Use Kotlin coroutines' withTimeout() wrapping the entire checkout coroutine. When the timeout fires, a TimeoutCancellationException is thrown, caught in the finally block, and the transaction is marked TIMED_OUT in Room. But β€” and this is the critical part β€” cancellation must also notify the server. A locally-timed-out transaction may still be processing at the PSP. Silently abandoning it leaves a ghost transaction. On timeout, immediately call POST /cancel?txnId=&idempotencyKey=. If the PSP has already confirmed success, the cancel will fail β€” the server returns the existing SUCCESS status and the client corrects its local state. If the cancel succeeds, the transaction is voided at the PSP. The gateway's cancel endpoint must also be idempotent β€” a retry on cancel must not double-void.

Q17 Hard How do you design the fraud detection integration to minimise latency impact?
β–Ύ

Fraud scoring must happen server-side β€” never client-side where it can be bypassed. Placement in the flow: the fraud engine runs after order creation but before PSP call. This means a high-risk transaction is blocked before any money moves. The fraud model inputs: device fingerprint (from the Android SDK), IP address, transaction amount, payment method, merchant category, velocity (transactions per hour for this user), card BIN data. Latency target: the fraud check must complete in <200ms to keep total checkout under 3s. To hit this: (1) Pre-compute velocity features in Redis (updated on every transaction, read in O(1)). (2) Run the ML model on a low-latency inference server (e.g., ONNX Runtime) co-located with the gateway. (3) Use async scoring for post-hoc review: for borderline risk scores, allow the transaction and flag it for manual review within 2 hours β€” zero latency impact. Block only clear high-risk (score > 0.9). This tiered approach maximises fraud catch rate while maintaining acceptable false-positive rate.

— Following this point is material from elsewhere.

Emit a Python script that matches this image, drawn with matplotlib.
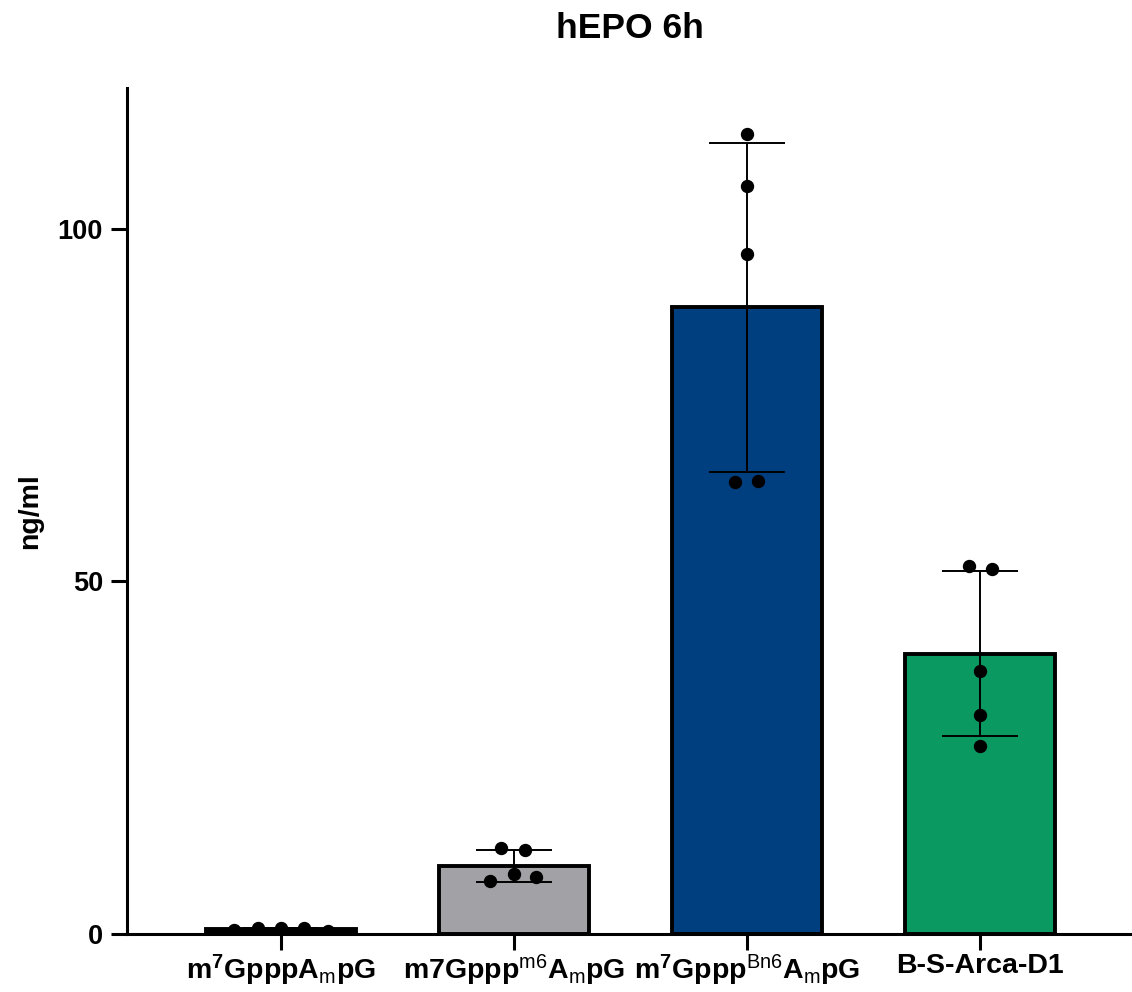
import numpy as np
import matplotlib
matplotlib.use('Agg')
import matplotlib.pyplot as plt

plt.rcParams['font.family'] = ['Liberation Sans', 'DejaVu Sans']
plt.rcParams['mathtext.fontset'] = 'custom'
plt.rcParams['mathtext.rm'] = 'Liberation Sans'
plt.rcParams['mathtext.bf'] = 'Liberation Sans:bold'
plt.rcParams['mathtext.it'] = 'Liberation Sans:italic'
plt.rcParams['mathtext.default'] = 'regular'

# data (ng/ml, 5 replicates per group)
labels = [r'm$^{\mathbf{7}}$GpppA$_{\mathrm{m}}$pG',
          r'm7Gppp$^{\mathrm{m6}}$A$_{\mathrm{m}}$pG',
          r'm$^{\mathbf{7}}$Gppp$^{\mathrm{Bn6}}$A$_{\mathrm{m}}$pG',
          'B-S-Arca-D1']
g1 = [0.6, 0.9, 0.8, 0.8, 0.4]
g2 = [12.2, 11.9, 8.5, 8.1, 7.5]
g3 = [113.5, 106.1, 96.4, 64.1, 64.3]
g4 = [52.2, 51.7, 37.3, 31.0, 26.7]
# horizontal scatter of the dots as drawn
jit1 = [-0.2, -0.1, 0.0, 0.1, 0.2]
jit2 = [-0.056, 0.047, 0.0, 0.094, -0.103]
jit3 = [0.0, 0.0, 0.0, -0.05, 0.047]
jit4 = [-0.047, 0.05, 0.0, 0.0, 0.0]
colors = ['#000000', '#A2A1A6', '#003F7F', '#0B9962']

groups = [g1, g2, g3, g4]
jits = [jit1, jit2, jit3, jit4]
means = [np.mean(g) for g in groups]
sds = [np.std(g, ddof=1) for g in groups]
x = np.arange(len(groups))

fig = plt.figure(figsize=(11.32, 9.92), dpi=100)
ax = fig.add_axes([0.1122, 0.0585, 0.8878, 0.8528])

ax.bar(x, means, width=0.645, color=colors, edgecolor='black', linewidth=2.8, zorder=2)
ax.errorbar(x, means, yerr=sds, fmt='none', ecolor='black', elinewidth=1.4,
            capsize=27.5, capthick=1.4, zorder=3)
for i, (g, j) in enumerate(zip(groups, jits)):
    ax.plot(i + np.array(j), g, 'o', color='black', markersize=8.6, zorder=4)

ax.set_xlim(-0.661, 3.652)
ax.set_ylim(0, 120)
ax.set_yticks([0, 50, 100])
ax.set_xticks(x)
ax.set_xticklabels(labels, fontsize=20.5, fontweight='bold')
for t in ax.get_yticklabels():
    t.set_fontsize(19.5)
    t.set_fontweight('bold')

for s in ['top', 'right']:
    ax.spines[s].set_visible(False)
for s in ['left', 'bottom']:
    ax.spines[s].set_linewidth(2.2)
ax.tick_params(axis='both', length=11.5, width=2.2, direction='out')
ax.tick_params(axis='x', pad=2)
ax.tick_params(axis='y', pad=5.8)

ax.set_ylabel('ng/ml', fontsize=20.5, fontweight='bold')
ax.yaxis.set_label_coords(-0.0836, 0.5)
ax.set_title('hEPO 6h', fontsize=25.5, fontweight='bold', pad=36)

fig.savefig('out.png', dpi=100)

Q18 Medium How do you handle a refund that needs to be reflected immediately in the UI?
β–Ύ

Refunds are initiated server-side (by merchant or customer support) and are asynchronous β€” the actual bank reversal takes 5–7 business days for card refunds (2 hours for UPI). The UI update chain: (1) The server initiates the refund with the PSP and immediately updates the transaction status to REFUND_INITIATED. (2) A push notification (FCM) is sent to the user's device with the refund ID. (3) The SDK receives the FCM, calls transport.pollStatus(txnId), and updates Room. (4) The UI observes the Room Flow and shows "Refund Initiated β€” β‚Ή999 will be credited in 5–7 days." When the actual bank reversal completes, the PSP sends a webhook (refund.processed), the server updates to REFUNDED, sends another FCM, and the UI updates to "Refund Complete". The local transaction history in Room reflects each status change as it happens β€” the user sees a live timeline.

Q19 Hard How do you test a payment SDK without making real bank transactions?
β–Ύ

Testing strategy has four layers: (1) Unit tests with fakes: FakePaymentTransport implements the same interface as PaymentTransport and returns configurable responses (success, decline, timeout). All tests in the orchestrator and repository use fakes β€” no network, no PSP sandbox calls, runs in milliseconds. (2) Integration tests with PSP sandbox: Each major PSP (Razorpay, Stripe) provides a sandbox environment with test card numbers that simulate specific outcomes: 4111111111111111 always succeeds, specific test cards simulate decline codes, 3DS triggers. These tests run in CI on every PR, take 30–60 seconds. (3) UPI test harness: Build a test UPI app (debug-only) that responds to the same intent with configurable status β€” useful for testing the no-response edge case and the "don't trust the intent" flow. (4) Chaos testing: Intercept OkHttp calls in debug builds with an interceptor that randomly drops responses, returns 500s, or delays by 5 seconds. Run the full checkout flow against the chaos interceptor to verify state recovery works correctly. Never run real transactions in automated tests.

Q20 Hard How does your checkout SDK handle a network change mid-payment (WiFi β†’ 4G)?
β–Ύ

Mid-payment network changes have two dangerous moments: (1) During the PSP charge request: if the TCP connection drops, the OkHttp call throws an IOException. PaymentTransport retries with the same idempotency key on the new network interface β€” the idempotency store at the server prevents double-charging. The retry succeeds transparently. (2) During the UPI intent (user is in PhonePe): if the network drops while the UPI app is processing, the UPI app may show an error and onActivityResult returns with Status=FAILURE. Your parser returns UpiIntentResult.ClientFailure β€” but you must still poll the server because the bank debit may have succeeded before the network dropped. Register a ConnectivityManager.NetworkCallback: when network is restored, immediately re-run the status check for any transaction in PENDING_VERIFY. The correct heuristic: on any network change, immediately poll all unresolved transactions. Never rely on a client-side timeout to discover that a transaction resolved during a network outage.